> Task material:
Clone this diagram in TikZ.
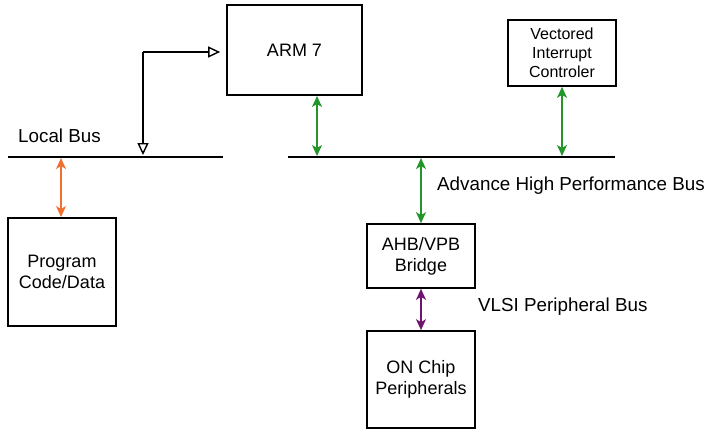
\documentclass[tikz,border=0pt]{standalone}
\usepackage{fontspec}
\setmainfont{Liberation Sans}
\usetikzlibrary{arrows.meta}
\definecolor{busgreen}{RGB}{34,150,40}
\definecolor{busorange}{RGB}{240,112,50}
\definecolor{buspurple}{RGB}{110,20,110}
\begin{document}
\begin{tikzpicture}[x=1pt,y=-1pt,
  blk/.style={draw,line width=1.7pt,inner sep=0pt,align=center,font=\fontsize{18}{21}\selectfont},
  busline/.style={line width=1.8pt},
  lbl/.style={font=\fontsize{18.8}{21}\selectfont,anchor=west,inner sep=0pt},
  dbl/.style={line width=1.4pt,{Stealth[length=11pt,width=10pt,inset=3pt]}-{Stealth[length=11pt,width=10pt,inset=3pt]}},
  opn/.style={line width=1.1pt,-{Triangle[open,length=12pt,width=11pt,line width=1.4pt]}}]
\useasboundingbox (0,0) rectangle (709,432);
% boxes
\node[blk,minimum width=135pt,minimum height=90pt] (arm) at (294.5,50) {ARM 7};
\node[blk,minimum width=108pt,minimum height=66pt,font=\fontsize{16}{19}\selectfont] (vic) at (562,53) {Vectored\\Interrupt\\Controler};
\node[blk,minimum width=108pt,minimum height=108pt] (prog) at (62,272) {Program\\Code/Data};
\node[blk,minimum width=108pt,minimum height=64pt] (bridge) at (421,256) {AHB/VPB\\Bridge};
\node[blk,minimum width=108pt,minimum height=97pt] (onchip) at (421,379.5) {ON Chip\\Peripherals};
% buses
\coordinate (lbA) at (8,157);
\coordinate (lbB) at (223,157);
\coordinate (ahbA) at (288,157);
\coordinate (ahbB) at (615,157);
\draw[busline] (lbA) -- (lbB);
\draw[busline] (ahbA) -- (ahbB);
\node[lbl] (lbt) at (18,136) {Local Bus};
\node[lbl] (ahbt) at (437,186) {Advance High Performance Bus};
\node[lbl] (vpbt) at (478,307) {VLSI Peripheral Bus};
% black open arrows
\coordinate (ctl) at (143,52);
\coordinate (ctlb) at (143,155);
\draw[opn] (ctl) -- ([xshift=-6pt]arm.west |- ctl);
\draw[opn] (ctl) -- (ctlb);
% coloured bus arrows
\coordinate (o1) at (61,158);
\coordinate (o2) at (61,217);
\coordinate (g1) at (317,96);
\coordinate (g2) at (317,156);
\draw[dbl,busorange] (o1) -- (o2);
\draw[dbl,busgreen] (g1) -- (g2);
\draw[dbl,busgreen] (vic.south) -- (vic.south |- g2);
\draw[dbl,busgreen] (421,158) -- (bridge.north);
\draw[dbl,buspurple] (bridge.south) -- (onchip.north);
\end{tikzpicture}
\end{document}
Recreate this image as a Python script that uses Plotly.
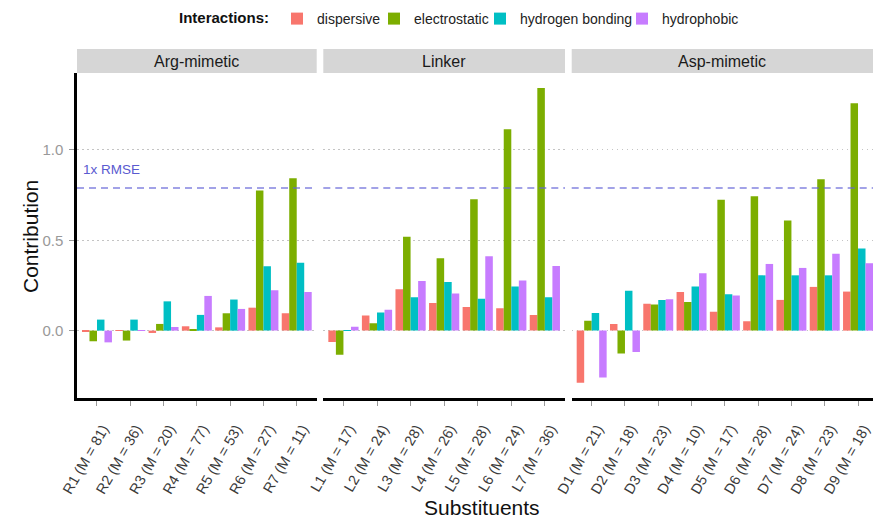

> Written instruction: Make an exact copy of the records shown above, without the pictures.

> Exercise output:
Clone this diagram in TikZ.
\documentclass[tikz,border=0pt]{standalone}
\usepackage{fontspec}
\setmainfont{Liberation Sans}
\usetikzlibrary{arrows.meta}
\definecolor{busgreen}{RGB}{34,150,40}
\definecolor{busorange}{RGB}{240,112,50}
\definecolor{buspurple}{RGB}{110,20,110}
\begin{document}
\begin{tikzpicture}[x=1pt,y=-1pt,
  blk/.style={draw,line width=1.7pt,inner sep=0pt,align=center,font=\fontsize{18}{21}\selectfont},
  busline/.style={line width=1.8pt},
  lbl/.style={font=\fontsize{18.8}{21}\selectfont,anchor=west,inner sep=0pt},
  dbl/.style={line width=1.4pt,{Stealth[length=11pt,width=10pt,inset=3pt]}-{Stealth[length=11pt,width=10pt,inset=3pt]}},
  opn/.style={line width=1.1pt,-{Triangle[open,length=12pt,width=11pt,line width=1.4pt]}}]
\useasboundingbox (0,0) rectangle (709,432);
% boxes
\node[blk,minimum width=135pt,minimum height=90pt] (arm) at (294.5,50) {ARM 7};
\node[blk,minimum width=108pt,minimum height=66pt,font=\fontsize{16}{19}\selectfont] (vic) at (562,53) {Vectored\\Interrupt\\Controler};
\node[blk,minimum width=108pt,minimum height=108pt] (prog) at (62,272) {Program\\Code/Data};
\node[blk,minimum width=108pt,minimum height=64pt] (bridge) at (421,256) {AHB/VPB\\Bridge};
\node[blk,minimum width=108pt,minimum height=97pt] (onchip) at (421,379.5) {ON Chip\\Peripherals};
% buses
\coordinate (lbA) at (8,157);
\coordinate (lbB) at (223,157);
\coordinate (ahbA) at (288,157);
\coordinate (ahbB) at (615,157);
\draw[busline] (lbA) -- (lbB);
\draw[busline] (ahbA) -- (ahbB);
\node[lbl] (lbt) at (18,136) {Local Bus};
\node[lbl] (ahbt) at (437,186) {Advance High Performance Bus};
\node[lbl] (vpbt) at (478,307) {VLSI Peripheral Bus};
% black open arrows
\coordinate (ctl) at (143,52);
\coordinate (ctlb) at (143,155);
\draw[opn] (ctl) -- ([xshift=-6pt]arm.west |- ctl);
\draw[opn] (ctl) -- (ctlb);
% coloured bus arrows
\coordinate (o1) at (61,158);
\coordinate (o2) at (61,217);
\coordinate (g1) at (317,96);
\coordinate (g2) at (317,156);
\draw[dbl,busorange] (o1) -- (o2);
\draw[dbl,busgreen] (g1) -- (g2);
\draw[dbl,busgreen] (vic.south) -- (vic.south |- g2);
\draw[dbl,busgreen] (421,158) -- (bridge.north);
\draw[dbl,buspurple] (bridge.south) -- (onchip.north);
\end{tikzpicture}
\end{document}
Recreate this image as a Python script that uses Plotly.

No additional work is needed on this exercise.